There’s a bizarre passage between Aaron’s death and the Israelites’ journey towards Edom. Numbers Chapter 21 verses 1-3 read “When the Canaanite, king of Arad, who dwelt in the Negev, heard that Israel was coming by way of the Atarim, he engaged Israel in battle and took some Israelites as captive. Israel made a vow to God, saying ‘If you deliver this people into our hand, we will proscribe their towns.’ God agrees to do so, delivering the Canaanites, and they and their cities were proscribed. That place was named Hormah.”
What does Hormah mean? It comes from the root herem, which many have heard as “excommunication.” The biblical meaning of herem, however, is a complete conquest, with no survivors, and with all the property consecrated to God. Our ancestors were instructed to kill all of the Canaanites, as they were one of the seven nations whose land Israel was to inherit. According to Numbers 21, they did just that.
This text has a very different outcome than that from two weeks ago, immediately following the incident of the spies, when we read in Numbers Chapter 14 Verse 45: “The Amalekites and the Canaanites who dwelt in the hill country came down and dealt them (the Israelites) a shattering blow at Hormah.” Why the discrepancy between the two texts? Why in one is Israel triumphant whereas in the other they are defeated?
Both texts begin with the Canaanites attacking Israel: the ending, however, is different. Rashi, the biblical commentator par excellence, who lived in the 11th century and who also worked as a vintner, references Tractate Rosh Hashnah in the Babylonian Talmud, which states that the Canaanite King heard that Aaron had died and that therefore the cloud of God’s presence was no longer on the Jewish people. Without their spiritual leader, our ancestors lost sight of God and were vulnerable to attack. Rashbam, Rashi’s grandson who lived in 12th century France, points out that Israel came “by way of the Atarim” and if one removes the letter “aleph” you get “tarim,” one of the names for the spies. In other words, the spies who said “the enemies are too big and numerous for us” receive their worst nightmare-those very enemies come after them, taking captives. Hayim ben Moshe ibn Attar, an 18th century Moroccan commentator who made Aliyah, points out what a major test this was for our ancestors, for if Israelites were being taken captive outside of the land of Israel, who knows what would happen when they reached the promised land?

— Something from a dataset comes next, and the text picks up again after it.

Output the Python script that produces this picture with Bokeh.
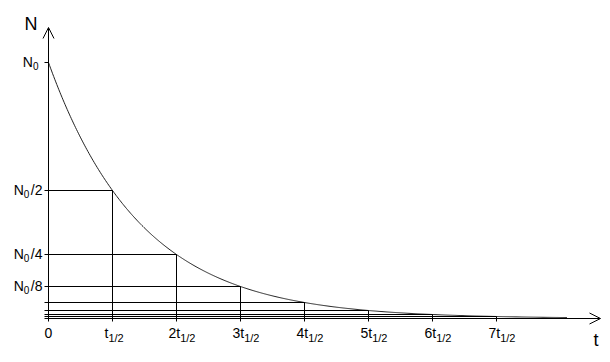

Unlike the incident with the spies, however, the Israelites turned to God this time. They vowed to destroy all that was the Canaanites, as they had been commanded, if God delivered the Canaanites into their hands. God heard their voice and fulfilled his end of the bargain, delivering the Canaanites into the Israelites’ hands. The Israelites likewise fulfilled their vow, destroying the Canaanites.
What lessons can this section of the portion teach us? One is that our outlook often leads to the result that we achieve. The spies caused the Israelites not to believe they could succeed against the people of the land of Canaan-and so they got routed by the Canaanites. In contrast, two portions later the Israelites have learned their lesson: to have trust and faith in God. As a result, this time they succeed in defeating the Canaanites.
This lesson hit too close to home with the recent shooting of nine individuals at the Emmanuel AME Church in Charleston, South Carolina. This atrocity would lead most people to want the perpetrator, Dylan Roof, to be given a swift execution. Interestingly, however, the families and friends of the victims had a different message: they wanted Dylan to repent and put his faith in God! One even told Dylan that he’s welcome back to the Bible study at any time! These responses are difficult for us to understand. After all, we are the people who never forget the atrocities that have befallen our people-and rightly so. Perhaps the worshippers of Emmanuel AME have a lesson to teach us: we cannot control what comes our way but our challenge is to continue to have faith in God when atrocities occur. That does not mean that we do not seek justice but rather that we do not let the tragedies that come our way shatter our faith. My prayer for us on this Shabbat is that we remain steadfast and confident in our beliefs as to who we are and what our mission is in this world and that we do not allow anything to shake that core. In that way we will be victorious like our ancestors were. As it states in Pirkei Avot (Ethics of the Fathers): “Who is strong? One who controls his/her inclinations.” May we use all our thoughts and actions for good, and may they strengthen our faith in God, in ourselves and in one another-for each of us is made in the image of God. Shabbat Shalom.